Optimization-based trajectory planning for reconfigurable unmanned vehicle units with multi-steering modes during the reconfiguration process

Reconfigurable unmanned vehicle unit (RUVU) exhibits three distinct steering modes: Ackermann steering, Diagonal steering, and In-Situ steering. This arises from its capacity for All-Wheel-Independent-Steering (AWIS) and All-Wheel-Independent-Driving (AWID). Given its unique motion characteristics, there is currently a lack of established methods to assist a RUVU in autonomously planning trajectories. In response to this deficiency, this paper proposes the Multi-Steering Modes Trajectory Planning algorithm (MSMTP) based on the framework of optimal control problem (OCP).
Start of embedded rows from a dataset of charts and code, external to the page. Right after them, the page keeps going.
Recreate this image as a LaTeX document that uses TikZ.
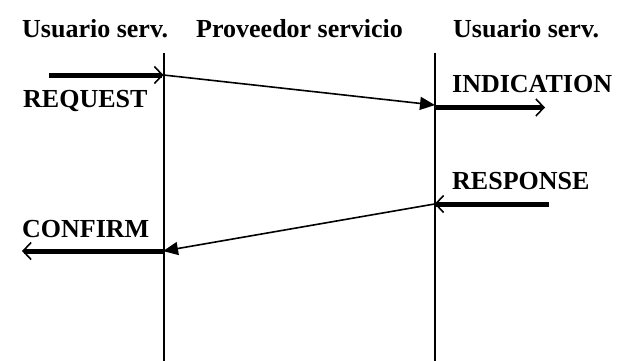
\documentclass[tikz,border=0pt]{standalone}
\usepackage{fontspec}
\setmainfont{Liberation Serif}
\usetikzlibrary{arrows.meta}
\tikzset{
  lbl/.style={anchor=base west, inner sep=0pt, font=\fontsize{26}{30}\selectfont\bfseries},
  lifeline/.style={line width=2pt},
  prim/.style={line width=5pt, -{Straight Barb[length=8pt,width=17pt,line width=1.6pt]}},
  primr/.style={line width=5pt, {Straight Barb[length=8pt,width=17pt,line width=1.6pt]}-},
  msg/.style={line width=1.6pt, -{Triangle[length=15pt,width=13pt]}, shorten >=-0.5pt}
}
\begin{document}
\begin{tikzpicture}[x=1pt,y=-1pt]
\useasboundingbox (0,0) rectangle (621,360);
% headers
\node[lbl] (h1) at (22,37) {Usuario serv.};
\node[lbl] (h2) at (196,37) {Proveedor servicio};
\node[lbl] (h3) at (453,37) {Usuario serv.};
% lifelines
\coordinate (a0) at (163.5,53);
\coordinate (a1) at (163.5,361);
\coordinate (b0) at (434.5,53);
\coordinate (b1) at (434.5,361);
\draw[lifeline] (a0) -- (a1);
\draw[lifeline] (b0) -- (b1);
% points
\coordinate (reqS) at (49,75);
\coordinate (reqE) at (163.5,75);
\coordinate (indS) at (434.5,105);
\coordinate (ind0) at (434.5,107.5);
\coordinate (indE) at (545,107.5);
\coordinate (resS) at (549,204);
\coordinate (resE) at (434.5,204);
\coordinate (conS) at (163.5,251);
\coordinate (conE) at (22,251);
% primitives
\draw[prim] (reqS) -- (reqE);
\draw[msg] (reqE) -- (indS);
\draw[prim] (ind0) -- (indE);
\draw[primr] (resE) -- (resS);
\draw[msg] (resE) -- (conS);
\draw[prim] (conS) -- (conE);
% labels
\node[lbl] (lreq) at (23,107) {REQUEST};
\node[lbl] (lind) at (452,92) {INDICATION};
\node[lbl] (lres) at (452,189) {RESPONSE};
\node[lbl] (lcon) at (22,237) {CONFIRM};
\end{tikzpicture}
\end{document}
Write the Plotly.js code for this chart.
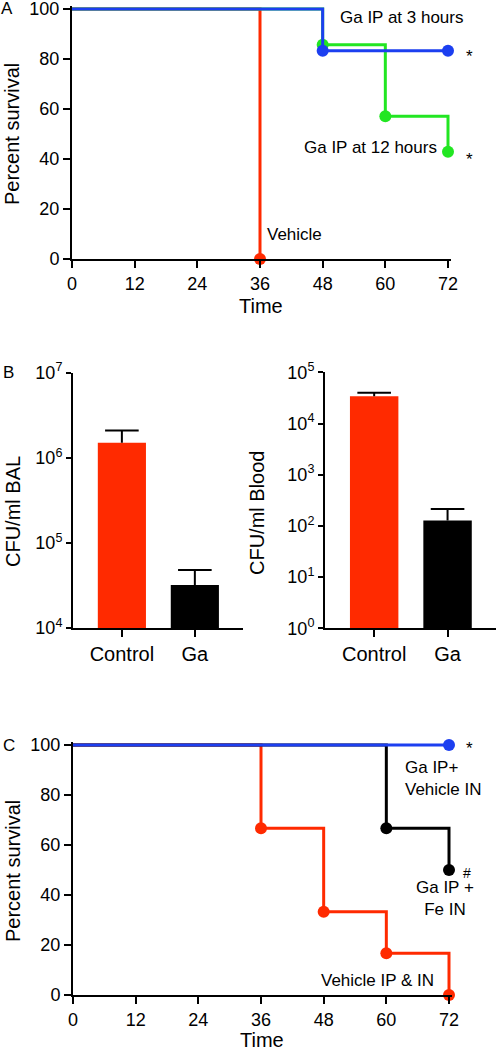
<!DOCTYPE html>
<html>
<head>
<meta charset="utf-8">
<script src="https://cdn.plot.ly/plotly-3.0.1.min.js"></script>
<style>
html,body{margin:0;padding:0;background:#fff;}
#chart{width:496px;height:1050px;}
</style>
</head>
<body>
<div id="chart"></div>
<script>
// ---------- data ----------
const timeTicks = [0, 12, 24, 36, 48, 60, 72];
const survivalTicks = [0, 20, 40, 60, 80, 100];

// Panel A (percent survival over time)
const aVehicleTime = [0, 36];
const aVehicleSurv = [100, 0];
const aGa3Time = [0, 48, 72];
const aGa3Surv = [100, 83.3, 83.3];
const aGa12Time = [0, 48, 60, 72];
const aGa12Surv = [100, 85.7, 57.1, 42.9];

// Panel B (CFU counts)
const groups = ['Control', 'Ga'];
const balMean = [1.5e6, 3.2e4];
const balSem = [0.6e6, 1.6e4];
const bloodMean = [3.4e4, 128];
const bloodSem = [0.6e4, 86];
const balTickVals = [1e4, 1e5, 1e6, 1e7];
const balTickText = ['10<sup>4</sup>', '10<sup>5</sup>', '10<sup>6</sup>', '10<sup>7</sup>'];
const bloodTickVals = [1, 10, 100, 1e3, 1e4, 1e5];
const bloodTickText = ['10<sup>0</sup>', '10<sup>1</sup>', '10<sup>2</sup>', '10<sup>3</sup>', '10<sup>4</sup>', '10<sup>5</sup>'];

// Panel C (percent survival over time)
const cGaVehTime = [0, 72];
const cGaVehSurv = [100, 100];
const cGaFeTime = [0, 60, 72];
const cGaFeSurv = [100, 66.7, 50];
const cVehTime = [0, 36, 48, 60, 72];
const cVehSurv = [100, 66.7, 33.3, 16.7, 0];

// ---------- styling ----------
const RED = '#ff2a00';
const BLUE = '#1c3ff0';
const GREEN = '#22e622';
const BLACK = '#000000';
const FONT = 'Liberation Sans, Arial, Helvetica, sans-serif';
const W = 496, H = 1050;
const px = v => v / W;
const py = v => 1 - v / H;

function km(t, s, color, xa, ya) {
  return {
    type: 'scatter', mode: 'lines+markers', x: t, y: s, xaxis: xa, yaxis: ya,
    line: {shape: 'hv', color: color, width: 3},
    marker: {color: color, opacity: 1, size: t.map((v, i) => i === 0 ? 0 : 12), line: {width: 0}},
    cliponaxis: false, hoverinfo: 'skip', showlegend: false
  };
}

function bars(y, xa, ya) {
  return {
    type: 'bar', x: groups, y: y, xaxis: xa, yaxis: ya, width: 0.66,
    marker: {color: [RED, BLACK], line: {width: 0}},
    hoverinfo: 'skip', showlegend: false
  };
}
// upper-only error bars: stem from mean to mean+sem, plus a cap
function errStem(mean, sem, xa, ya) {
  const xs = [], ys = [];
  groups.forEach((g, i) => { xs.push(g, g, null); ys.push(mean[i], mean[i] + sem[i], null); });
  return {type: 'scatter', mode: 'lines', x: xs, y: ys, xaxis: xa, yaxis: ya,
    line: {color: BLACK, width: 2}, hoverinfo: 'skip', showlegend: false, cliponaxis: false};
}
function errCap(mean, sem, xa, ya) {
  return {type: 'scatter', mode: 'markers', x: groups, y: mean.map((m, i) => m + sem[i]),
    xaxis: xa, yaxis: ya, cliponaxis: false, hoverinfo: 'skip', showlegend: false,
    marker: {symbol: 'line-ew', size: 24, color: BLACK, line: {color: BLACK, width: 2}}};
}

const data = [
  km(aVehicleTime, aVehicleSurv, RED, 'x', 'y'),
  km(aGa12Time, aGa12Surv, GREEN, 'x', 'y'),
  km(aGa3Time, aGa3Surv, BLUE, 'x', 'y'),
  bars(balMean, 'x2', 'y2'),
  errStem(balMean, balSem, 'x2', 'y2'),
  errCap(balMean, balSem, 'x2', 'y2'),
  bars(bloodMean, 'x3', 'y3'),
  errStem(bloodMean, bloodSem, 'x3', 'y3'),
  errCap(bloodMean, bloodSem, 'x3', 'y3'),
  km(cVehTime, cVehSurv, RED, 'x4', 'y4'),
  km(cGaFeTime, cGaFeSurv, BLACK, 'x4', 'y4'),
  km(cGaVehTime, cGaVehSurv, BLUE, 'x4', 'y4')
];

const baseAxis = {
  showline: true, linewidth: 2, linecolor: BLACK, showgrid: false, zeroline: false,
  ticks: 'outside', tickwidth: 2, tickcolor: BLACK, fixedrange: true,
  ticklabeloverflow: 'allow'
};
function timeAxis(dom, anchor) {
  return Object.assign({}, baseAxis, {domain: dom, anchor: anchor, range: [0, 72.6],
    tickmode: 'array', tickvals: timeTicks, ticklen: 7, tickfont: {size: 18, color: BLACK}});
}
function survAxis(dom, anchor) {
  return Object.assign({}, baseAxis, {domain: dom, anchor: anchor, range: [0, 101.2],
    tickmode: 'array', tickvals: survivalTicks, ticklen: 7, tickfont: {size: 18, color: BLACK}});
}
function catAxis(dom, anchor) {
  return Object.assign({}, baseAxis, {domain: dom, anchor: anchor, type: 'category',
    range: [-0.67, 1.66], ticklen: 7, tickfont: {size: 20, color: BLACK}});
}
function logAxis(dom, anchor, range, vals, text) {
  return Object.assign({}, baseAxis, {domain: dom, anchor: anchor, type: 'log', range: range,
    tickmode: 'array', tickvals: vals, ticktext: text, ticklen: 5, tickfont: {size: 18, color: BLACK}});
}

function ann(text, x, y, o) {
  return Object.assign({text: text, xref: 'paper', yref: 'paper', x: px(x), y: py(y),
    xanchor: 'center', yanchor: 'middle', showarrow: false,
    font: {size: 17, color: BLACK, family: FONT}}, o || {});
}
const TITLE_FONT = {size: 20, color: BLACK, family: FONT};

const annotations = [
  ann('A', 7, 9), ann('B', 8, 372), ann('C', 9, 745),
  // axis titles
  ann('Percent survival', 12, 134, {textangle: -90, font: TITLE_FONT}),
  ann('Time', 261, 306, {font: TITLE_FONT}),
  ann('CFU/ml BAL', 13, 512, {textangle: -90, font: TITLE_FONT}),
  ann('CFU/ml Blood', 257, 513, {textangle: -90, font: TITLE_FONT}),
  ann('Percent survival', 13, 871, {textangle: -90, font: TITLE_FONT}),
  ann('Time', 262, 1040, {font: TITLE_FONT}),
  // panel A labels
  ann('Ga IP at 3 hours', 401, 18),
  ann('*', 469, 57),
  ann('Ga IP at 12 hours', 370, 147),
  ann('*', 469, 159),
  ann('Vehicle', 294, 235),
  // panel C labels
  ann('*', 469, 748),
  ann('Ga IP+<br>Vehicle IN', 403, 778, {xanchor: 'left', align: 'left'}),
  ann('#', 467, 873, {font: {size: 14, color: BLACK, family: FONT}}),
  ann('Ga IP +<br>Fe IN', 445, 898),
  ann('Vehicle IP &amp; IN', 377, 980)
];

// pixel geometry: survival 0..100 maps to 250 px, time 0..72 maps to 376 px
const aTop = 9 - 1.2 * 2.5, cTop = 745 - 1.2 * 2.5;
const aRight = 448 + 0.6 * 376 / 72, cRight = 449 + 0.6 * 376 / 72;

const layout = {
  width: W, height: H,
  margin: {l: 0, r: 0, t: 0, b: 0},
  paper_bgcolor: '#ffffff', plot_bgcolor: '#ffffff',
  font: {family: FONT, color: BLACK},
  showlegend: false,
  xaxis: timeAxis([px(72), px(aRight)], 'y'),
  yaxis: survAxis([py(259), py(aTop)], 'x'),
  xaxis2: catAxis([px(73), px(243)], 'y2'),
  yaxis2: logAxis([py(628), py(372.7)], 'x2', [4, 7], balTickVals, balTickText),
  xaxis3: catAxis([px(325), px(496)], 'y3'),
  yaxis3: logAxis([py(628.3), py(372.3)], 'x3', [0, 5], bloodTickVals, bloodTickText),
  xaxis4: timeAxis([px(73), px(cRight)], 'y4'),
  yaxis4: survAxis([py(995), py(cTop)], 'x4'),
  annotations: annotations
};

Plotly.newPlot('chart', data, layout, {staticPlot: true, displayModeBar: false});
</script>
</body>
</html>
The approach innovatively formulates the kinematics and Steering-Mode-Switch theory for vehicles with multi-steering modes. Additionally, a safe traveling corridor (STC) is implemented to guarantee non-conflicting interaction with the surrounding environment. Ultimately, the Bonmin solver is utilized to derive optimal results. Our findings demonstrate the effectiveness of the proposed algorithm in RUVU’s trajectory planning. When comparing the trajectory of RUVU to that of a vehicle only with Ackermann steering, the results also reveal that RUVU has the advantage of reaching its destination in a shorter time, especially in narrow environments.